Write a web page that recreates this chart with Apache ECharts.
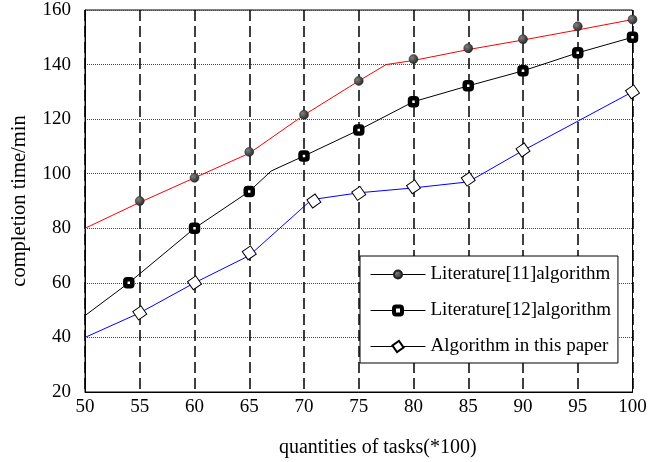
<!DOCTYPE html>
<html>
<head>
<meta charset="utf-8">
<script src="https://cdn.jsdelivr.net/npm/echarts@6/dist/echarts.min.js"></script>
<style>
  html, body { margin: 0; padding: 0; background: #fff; }
</style>
</head>
<body>
<div id="main" style="width:649px;height:462px;"></div>
<script>
// 曲线折点（线）
var lit11Line = [[50, 80], [55, 89.5], [60, 98.5], [65, 107.5], [70, 121.5], [75, 134], [77.5, 140], [80, 141.5], [85, 145.5], [90, 149], [95, 152.7], [100, 156.5]];
var lit12Line = [[50, 48], [54, 60], [60, 80], [65, 93.5], [67, 101], [70, 106.5], [75, 116], [80, 126.4], [85, 132.2], [90, 137.7], [95, 144.3], [100, 150]];
var oursLine = [[50, 40], [55, 49], [60, 60], [65, 70], [70.7, 90.5], [75, 93], [80, 94.8], [85, 97], [90, 108.5], [100, 130]];
// 标记点
var lit11Marks = [[55, 90], [60, 98.5], [65, 108], [70, 121.6], [75, 134], [80, 142], [85, 146], [90, 149.3], [95, 154], [100, 156.5]];
var lit12Marks = [[54, 60], [60, 80], [65, 93.5], [70, 106.5], [75, 116], [80, 126.4], [85, 132.2], [90, 137.7], [95, 144.3], [100, 150]];
var oursMarks = [[55, 49], [60, 60], [65, 71], [70.9, 90], [75, 92.8], [80, 95.2], [85, 98], [90, 108.7], [100, 130]];

var names = ['Literature[11]algorithm', 'Literature[12]algorithm', 'Algorithm in this paper'];
var font = 'Liberation Serif';

var ballFill = {
    type: 'radial', x: 0.35, y: 0.35, r: 0.75,
    colorStops: [{ offset: 0, color: '#808080' }, { offset: 1, color: '#1e1e1e' }]
};
var circleStyle = { color: ballFill, borderColor: '#222', borderWidth: 0.5, opacity: 1 };
var squareStyle = { color: '#fff', borderColor: '#000', borderWidth: 4.5, opacity: 1 };
var diamondStyle = { color: '#fff', borderColor: '#000', borderWidth: 1, opacity: 1 };

var myChart = echarts.init(document.getElementById('main'));
myChart.setOption({
    animation: false,
    backgroundColor: '#fff',
    grid: {
        left: 85, right: 16.5, top: 10, bottom: 70,
        outerBoundsMode: 'none',
        show: true, borderColor: '#000', borderWidth: 1
    },
    legend: {
        orient: 'vertical',
        left: 360, top: 256,
        padding: [9, 7, 7, 10],
        itemWidth: 55, itemHeight: 10, itemGap: 17,
        backgroundColor: '#fff',
        borderColor: '#000', borderWidth: 1,
        lineStyle: { color: '#000', width: 1 },
        textStyle: { fontFamily: font, fontSize: 19, color: '#000' },
        data: [
            { name: names[0] },
            { name: names[1], itemStyle: { borderWidth: 4 } },
            { name: names[2] }
        ]
    },
    xAxis: {
        type: 'value', min: 50, max: 100, interval: 5,
        name: 'quantities of tasks(*100)',
        nameLocation: 'middle', nameGap: 46,
        nameTextStyle: { fontFamily: font, fontSize: 20, color: '#000', padding: [0, 0, 0, 38] },
        axisLine: { lineStyle: { color: '#000' } },
        axisTick: { show: false },
        axisLabel: { fontFamily: font, fontSize: 19, color: '#000', margin: 6 },
        splitLine: { lineStyle: { color: '#000', type: [11, 5], width: 1.5 } }
    },
    yAxis: {
        type: 'value', min: 20, max: 160, interval: 20,
        name: 'completion time/min',
        nameLocation: 'middle', nameGap: 55,
        nameTextStyle: { fontFamily: font, fontSize: 20.5, color: '#000' },
        axisLine: { lineStyle: { color: '#000' } },
        axisTick: { show: false },
        axisLabel: { fontFamily: font, fontSize: 19, color: '#000', margin: 14, padding: [6, 0, 0, 0] },
        splitLine: { lineStyle: { color: '#444', type: [1, 1], width: 1 } }
    },
    series: [
        {
            name: names[0], type: 'line', data: lit11Line,
            symbol: 'circle', showSymbol: false,
            lineStyle: { color: '#ff0000', width: 1 },
            itemStyle: circleStyle
        },
        {
            name: names[1], type: 'line', data: lit12Line,
            symbol: 'roundRect', showSymbol: false,
            lineStyle: { color: '#000', width: 1 },
            itemStyle: squareStyle
        },
        {
            name: names[2], type: 'line', data: oursLine,
            symbol: 'rect', symbolRotate: 35, showSymbol: false,
            lineStyle: { color: '#0000ff', width: 1 },
            itemStyle: diamondStyle
        },
        { type: 'scatter', data: lit11Marks, symbol: 'circle', symbolSize: 9, itemStyle: circleStyle, z: 5 },
        { type: 'scatter', data: lit12Marks, symbol: 'roundRect', symbolSize: 7, itemStyle: squareStyle, z: 5 },
        { type: 'scatter', data: oursMarks, symbol: 'rect', symbolRotate: 35, symbolSize: 10, itemStyle: diamondStyle, z: 5 }
    ]
});
</script>
</body>
</html>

■ TO BE DONE ■
How many lines in the listing above contain "this"? Answer with the number alone.

■ SOLUTION ■
2